Although getting hit is certainly possible, “right now we’re talking about very limited deployments,” of perhaps 1 to 3 miles around town, not on speeding thoroughfares.
“We’re looking for crowded environments that are very, very packed with people, because we want to be able to interact with people more,” Rogers said. For example, the vehicle has gone to an LG campus in Korea, the company said.
'A wake-up call'
In the District, the Southwest Business Improvement District, working with the city, put out a call in February looking for companies to run an autonomous vehicle pilot.
“We thought we would be sort of a cute little science fair of driverless vehicles,” traveling up and down 10th Street between the Mall and waterfront areas, said Steve Moore, the group’s executive director. “In our mind, the buzz of a cool car would be interesting,” helping nudge people to make the trip, he said.
Local Motors and self-driving firm Waymo, which is set to open its self-driving minivans to the public by next month in Arizona, were among the host of companies that replied this spring, Moore said. Many of the firms turned the table on the business group, asking exactly what big-picture transportation challenges they and the city officials supporting them were actually trying to solve.
“It was a wake-up call for us,” Moore said.
It prompted months of discussions with other business groups and city officials about the broader vision, a process that has taken greater urgency with Ford’s announcement last month that it plans to test driverless cars in the city next year and open a transportation and delivery service in the District and other cities in 2021.
Among the questions they hope to answer over the next two months, according to Moore: Should the shuttle stretch beyond the original plan for 10th Street, and when and where would that make sense? How should they tie in with the rest of the city? Should one run from Audi Field, the city’s new soccer stadium, to the nearby Navy Yard Metro station? Should there be a pilot in the parking lot of RFK Stadium to help people acclimate?
Lincoln, Neb., tried that last idea earlier this year, running a temporary shuttle at a technology campus as part of a grant from Bloomberg Philanthropies. Did people think the shuttle from French firm Navya was safe?
“That was a resounding yes,” said Lonnie Burklund, assistant director of the Lincoln Transportation and Utilities Department. They are now planning for a broader rollout, which they hope might help more seniors and others live downtown.
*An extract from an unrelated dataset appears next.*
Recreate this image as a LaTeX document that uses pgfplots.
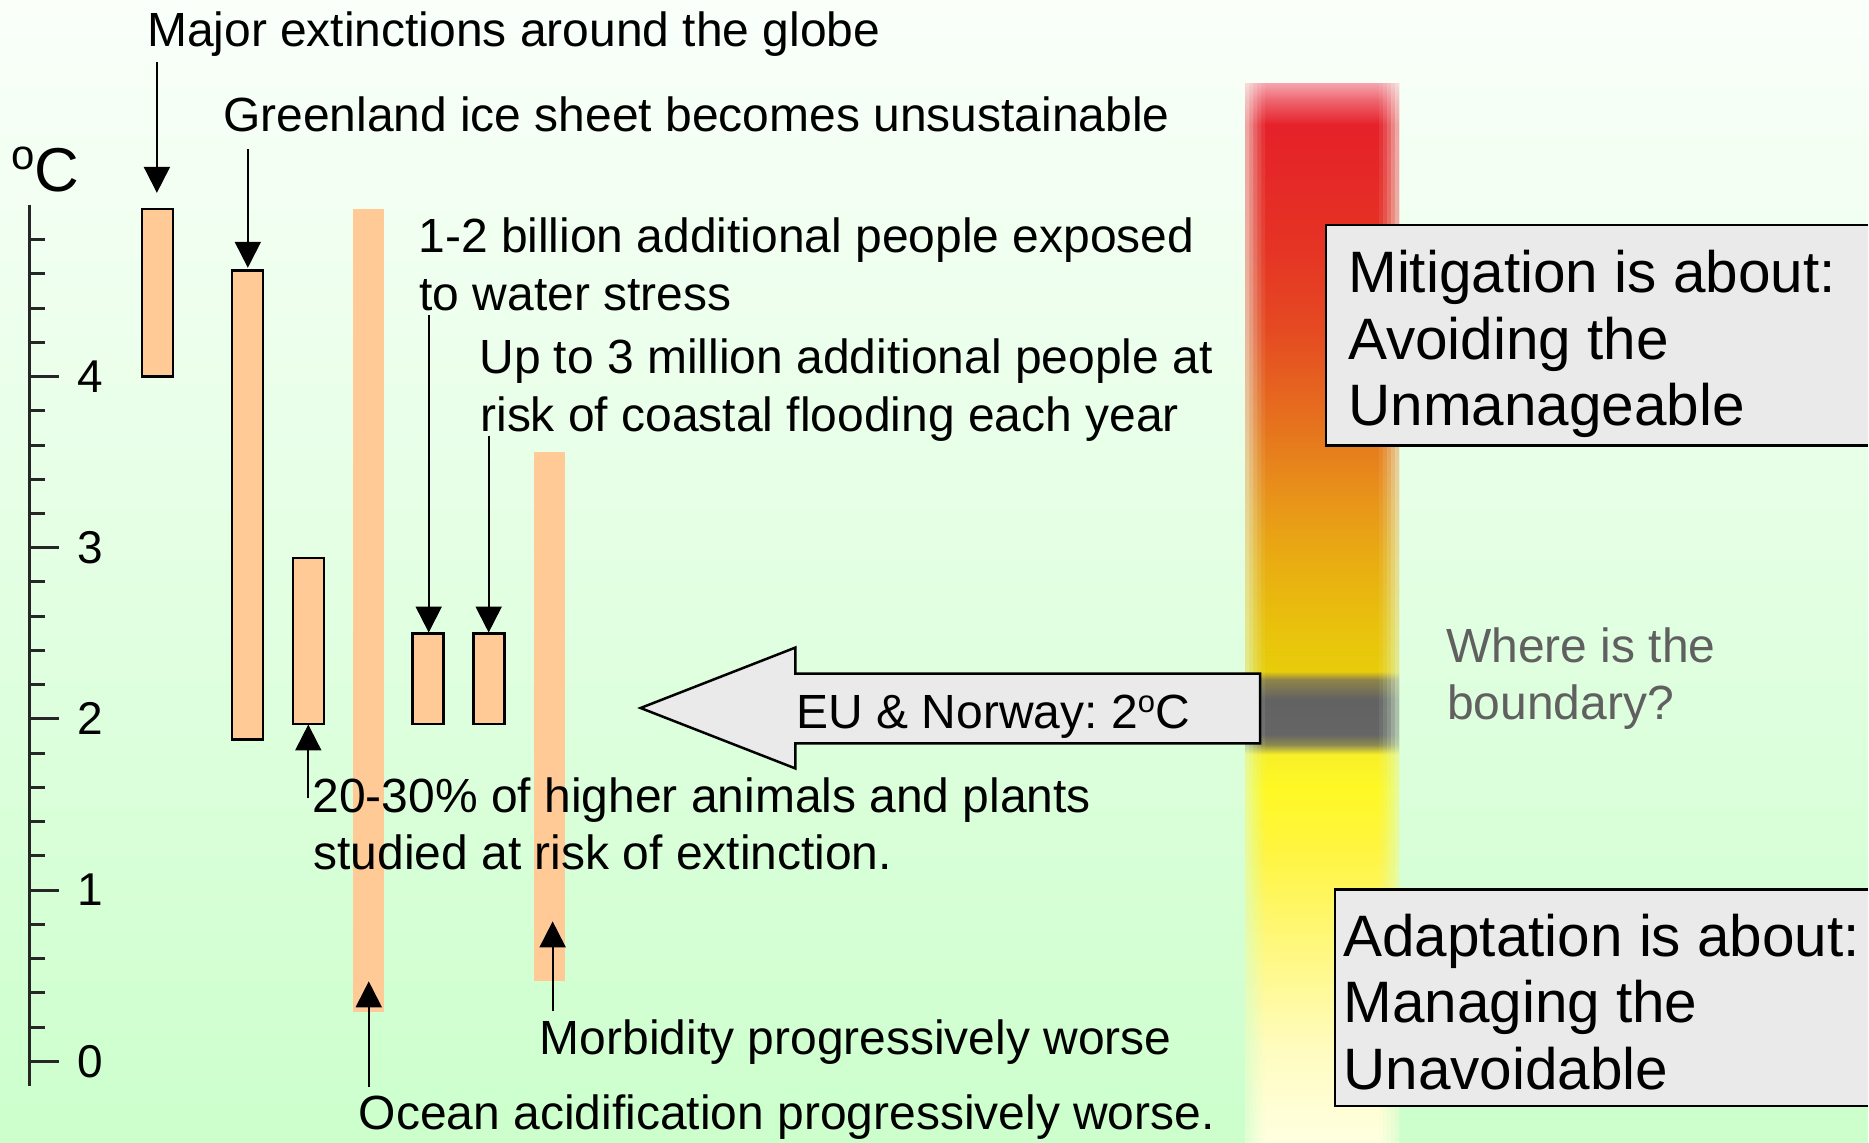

They also want to “future proof” the city’s transportation network, Burklund said, by embracing the autonomous, networked and shared electric vehicles that are upending the transportation world.
“We, even here in Lincoln, Nebraska, want to be part of that conversation and help lead that conversation,” Burklund said.
Others are less taken by the vision of slow-mo shuttles.
During a recent lunch hour in the District, Elizabeth Simmons was one of two people riding the existing, free, old-school bus running on compressed natural gas to and from the waterfront.
“The idea of replacing a big shuttle with little shuttles that clog up D.C. roads isn’t stellar,” she said, stepping off for coffee. Her priority is getting there fast and reliably. Plus, she said, “the drivers we have are great.”